В полночь новобрачных отвели спать и закрыли на замок. А застолье продолжалось до утра. Кого-то к рассвету уложили проспаться насильно, кто-то из приезжих сам прикорнул отдохнуть там, где его захватил сон. Местные тоже разошлись по домам вздремнуть, но ненадолго.
Утром все снова собрались за столом «на похмелье». Кто-то прикладывал к вискам соленые огурцы, кто-то — хрен. Сваха Хиония Кузьминична потихоньку доложила гостям, что с невестой «все благополучно». И попойка пошла с новой силой за то, что «все благополучно». Новобрачный благодарил тестя и тещу за дочь. Хмельные гости били на счастье горшки.
Потом свадьба выхлестнулась на улицу. Откуда-то появились ряженые, и часть гостей отправилась с ухарством кататься по слободе на лошадях, а остальные, в окружении зевак, пошли по улицам с песнями и плясками, стуча в заслон и худые сковороды.
Вечером жених отправился к теще на блины. Тут тоже был целый ритуал, как блины разрезать да что при этом говорить.
После блинов молодому подавали яичницу, которую он тоже разрезал особым, принятым издавна манером. В заключение теща подавала новобрачному целую тарелку блинов, которую он вез к себе домой.
«Гордый стол» через четыре дня накрывали уже в доме невесты. И так же обильно, пьяно и весело было застолье. В бедных домах на этом свадьба обычно и кончалась. В зажиточных в первое после свадьбы воскресенье устраивался еще «свадебный стол». На него приглашались только самые близкие родственники и избранные. По ритуалу «свадебный стол» был похож на «гордый», однако пиршество на нем было поблаговиднее.
Через месяц после свадьбы Иван Голышев снова уехал в Москву. Твердо было решено, что Голышевы откроют во Мстёре литографию, и Ивану надо было купить в Москве все для нее необходимое.

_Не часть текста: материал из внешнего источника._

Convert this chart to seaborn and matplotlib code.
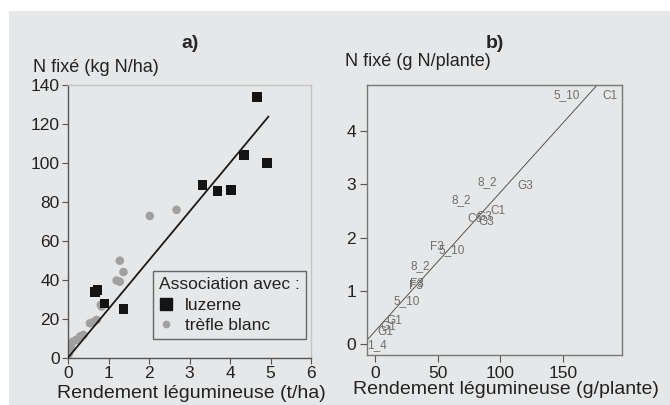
import numpy as np
import pandas as pd
import matplotlib
matplotlib.use("Agg")
from matplotlib import pyplot as plt
from matplotlib.patches import Rectangle
from matplotlib.lines import Line2D
import seaborn as sns

# panel a) : rendement (t/ha) vs N fixé (kg N/ha)
luzerne_x = [4.66, 4.35, 4.91, 3.32, 3.69, 4.02, 0.66, 0.73, 0.90, 1.37]
luzerne_y = [133.7, 104.0, 100.0, 88.7, 85.7, 86.0, 33.6, 34.9, 27.9, 24.9]
trefle_x = [2.02, 2.68, 1.28, 1.37, 1.20, 1.28, 0.81, 0.83, 0.71, 0.54, 0.65,
            0.38, 0.30, 0.20, 0.12, 0.07, 0.04, 0.02]
trefle_y = [72.8, 75.9, 49.8, 44.0, 39.6, 39.0, 27.1, 26.3, 19.4, 17.7, 18.6,
            11.7, 10.9, 9.1, 8.2, 5.4, 3.7, 2.0]
reg_a_x = [0.0, 4.95]
reg_a_y = [0.0, 123.8]

# panel b) : rendement (g/plante) vs N fixé (g N/plante), étiquettes
lab_b = ["5_10", "C1", "8_2", "G3", "8_2", "C6", "G3", "G3", "C1", "F3", "5_10",
         "8_2", "F3", "F3", "5_10", "G1", "G1", "G1", "1_4"]
lab_x = [152.8, 187.4, 89.6, 119.6, 69.1, 79.7, 86.9, 89.1, 98.3, 49.2, 61.1,
         35.9, 33.2, 32.3, 25.3, 15.5, 10.5, 8.5, 1.3]
lab_y = [4.68, 4.65, 3.05, 2.96, 2.71, 2.35, 2.38, 2.29, 2.49, 1.83, 1.77,
         1.46, 1.13, 1.10, 0.81, 0.43, 0.33, 0.24, -0.01]
reg_b_x = [-6.4, 178.0]
reg_b_y = [0.08, 4.88]

BG = "#e6e7e8"
W, H = 670, 405

sns.set_style("white")
plt.rcParams['font.family'] = ['Liberation Sans', 'DejaVu Sans']

fig = plt.figure(figsize=(W / 100, H / 100), dpi=100)
fig.patch.set_facecolor("white")
fig.patches.append(Rectangle((9 / W, 0), 1, (H - 11) / H, transform=fig.transFigure,
                             facecolor=BG, edgecolor="none", zorder=-5))


def px_axes(l, t, r, b):
    return fig.add_axes([l / W, (H - b) / H, (r - l) / W, (b - t) / H])


# ---- a)
ax1 = px_axes(68, 85, 311, 357.7)
ax1.set_facecolor(BG)
df_a = pd.DataFrame({
    "x": luzerne_x + trefle_x,
    "y": luzerne_y + trefle_y,
    "g": ["luzerne"] * len(luzerne_x) + ["trèfle blanc"] * len(trefle_x),
})
sns.scatterplot(data=df_a[df_a.g == "trèfle blanc"], x="x", y="y", ax=ax1,
                color="#a0a0a0", s=38, edgecolor="none", legend=False, zorder=2)
sns.lineplot(x=reg_a_x, y=reg_a_y, ax=ax1, color="#1a1a1a", linewidth=1.3, zorder=3)
sns.scatterplot(data=df_a[df_a.g == "luzerne"], x="x", y="y", ax=ax1,
                color="#141414", marker="s", s=48, edgecolor="none", legend=False, zorder=4)
ax1.set_xlim(0, 6)
ax1.set_ylim(0, 140)
ax1.set_xticks(range(0, 7))
ax1.set_yticks(range(0, 141, 20))
ax1.set_xlabel("")
ax1.set_ylabel("")
for s in ["left", "bottom"]:
    ax1.spines[s].set_color("#555555")
for s in ["top", "right"]:
    ax1.spines[s].set_color("#c4c4c4")
for s in ax1.spines.values():
    s.set_linewidth(1.0)
ax1.tick_params(direction="out", length=4, width=0.8, color="#555555",
                labelsize=12.5, labelcolor="#222222", pad=2, left=True, bottom=True)

handles = [
    Line2D([], [], marker="s", color="#141414", linestyle="none", markersize=8),
    Line2D([], [], marker="o", color="#a0a0a0", linestyle="none", markersize=4.5),
]
leg = ax1.legend(handles, ["luzerne", "trèfle blanc"], title="Association avec :",
                 loc="lower left", bbox_to_anchor=(0.349, 0.0675), fontsize=12.5,
                 title_fontsize=12.5, frameon=True, fancybox=False, handlelength=0.8,
                 handletextpad=0.7, borderpad=0.35, labelspacing=0.3, borderaxespad=0)
leg._legend_box.align = "left"
leg.get_frame().set_edgecolor("#444444")
leg.get_frame().set_facecolor(BG)
leg.get_frame().set_linewidth(1.0)
for t in leg.get_texts():
    t.set_color("#222222")
leg.get_title().set_color("#222222")

# ---- b)
ax2 = px_axes(367, 85, 622, 355)
ax2.set_facecolor(BG)
sns.lineplot(x=reg_b_x, y=reg_b_y, ax=ax2, color="#555555", linewidth=0.7)
for t, x, y in zip(lab_b, lab_x, lab_y):
    ax2.text(x, y, t, fontsize=8.5, color="#6e6e6e", ha="center", va="center")
ax2.set_xlim(-6.4, 197)
ax2.set_ylim(-0.2, 4.86)
ax2.set_xticks([0, 50, 100, 150])
ax2.set_yticks([0, 1, 2, 3, 4])
ax2.set_xlabel("")
ax2.set_ylabel("")
for s in ax2.spines.values():
    s.set_color("#777777")
    s.set_linewidth(1.0)
ax2.tick_params(direction="out", length=5, width=0.8, color="#555555",
                labelsize=12.5, labelcolor="#222222", pad=3, left=True, bottom=True)

# titres et libellés
fig.text(190 / W, 1 - 43 / H, "a)", fontsize=14, fontweight="bold", ha="center", va="center")
fig.text(495 / W, 1 - 43 / H, "b)", fontsize=14, fontweight="bold", ha="center", va="center")
fig.text(33 / W, 1 - 67 / H, "N fixé (kg N/ha)", fontsize=13, ha="left", va="center", color="#222222")
fig.text(345 / W, 1 - 62 / H, "N fixé (g N/plante)", fontsize=13, ha="left", va="center", color="#222222")
fig.text(191 / W, 1 - 393 / H, "Rendement légumineuse (t/ha)", fontsize=14, ha="center",
         va="center", color="#222222")
fig.text(506 / W, 1 - 390 / H, "Rendement légumineuse (g/plante)", fontsize=14, ha="center",
         va="center", color="#222222")

fig.savefig("out.png", dpi=100, facecolor=fig.get_facecolor())
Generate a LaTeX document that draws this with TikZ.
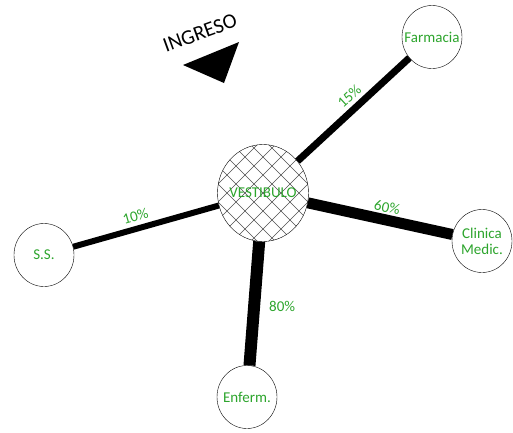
\documentclass[tikz,border=0pt]{standalone}
\usepackage{fontspec}
\setmainfont{Carlito}
\usepackage{xcolor}
\definecolor{lbl}{RGB}{45,165,45}
\definecolor{hatch}{RGB}{80,80,80}
\usetikzlibrary{calc}
\usetikzlibrary{shapes.geometric}
\tikzset{
  room/.style={ellipse,draw,thin,fill=white,inner sep=0pt,minimum width=60pt,minimum height=63pt},
  roomtext/.style={text=lbl,font=\fontsize{15}{16}\selectfont,align=center},
  pct/.style={text=lbl,font=\fontsize{15}{16}\selectfont,inner sep=1pt},
  hatchline/.style={hatch,line width=0.6pt},
  flow/.style={line cap=butt},
}
\newcommand{\ver}[2]{\coordinate (#1) at (#2);}

\begin{document}
\begin{tikzpicture}[x=1pt,y=-1pt]
    \useasboundingbox (0,0) rectangle (513,432);
      \node[room,minimum width=91pt,minimum height=97pt,
        path picture={
          \foreach \k in {-7,...,7}{
            \draw[hatchline] ([shift={(\k*18-70,-70)}]path picture bounding box.center) -- ++(140,140);
            \draw[hatchline] ([shift={(\k*18-70,70)}]path picture bounding box.center) -- ++(140,-140);
          }
        },
        label={[roomtext,fill=none]center:VESTIBULO}] (v) at (263,193) {};
      \node[room,label={[roomtext]center:Farmacia}] (f) at (432,37) {};
      \node[room,label={[roomtext]center:Clinica\\Medic.}] (c) at (482,241) {};
      \node[room,label={[roomtext]center:S.S.}] (s) at (44,255) {};
      \node[room,label={[roomtext]center:Enferm.}] (e) at (247,397) {};

      \draw[flow,line width=6pt] (s) -- node[pct,pos=0.45,sloped,above=3pt] (p10) {10\%} (v);
      \draw[flow,line width=7pt] (v) -- node[pct,pos=0.54,sloped,above=3pt] (p15) {15\%} (f);
      \draw[flow,line width=11pt] (v) -- node[pct,pos=0.53,sloped,above=1pt] (p60) {60\%} (c);
      \draw[flow,line width=12pt] (v) -- node[pct,pos=0.52,right=8pt] (p80) {80\%} (e);

      \node[font=\fontsize{21}{22}\selectfont,rotate=20] (ing) at (200,33) {INGRESO};
      \ver{t1}{183,65}
      \ver{t2}{239,42}
      \ver{t3}{224,83}
      \fill (t1) -- (t2) -- (t3) -- cycle;
\end{tikzpicture}
\end{document}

ГЛАВА 2 Открытие литографии
Из Москвы Иван Голышев привез тридцать литографских камней с рисунками на обеих сторонах. О печатных станках тоже с Ефимовым договорился, но пока не купил. Надо было сначала получить разрешение на открытие литографии, и тут предстояло пройти несколько этапов. В первую очередь требовалось дозволение помещика. Александр Кузьмич написал графу Панину в Петербург, и тот живо ответил согласием. Показывая теперь гостям картину «Виды храмов слободы Мстёры», подаренную ему Иваном Голышевым, ярый защитник крепостного права граф Панин говорил: — Это дело рук крепостного мальчишки из моего мстёрского имения. Так вот этот юнец несовершеннолетний вздумал открыть на имя отца сельскую литографию, меж-ду прочим, первую в России. Видите, подлинному таланту крепостное право — не помеха. Не так уж забиты эти крепостные, как принято стало у нас говорить.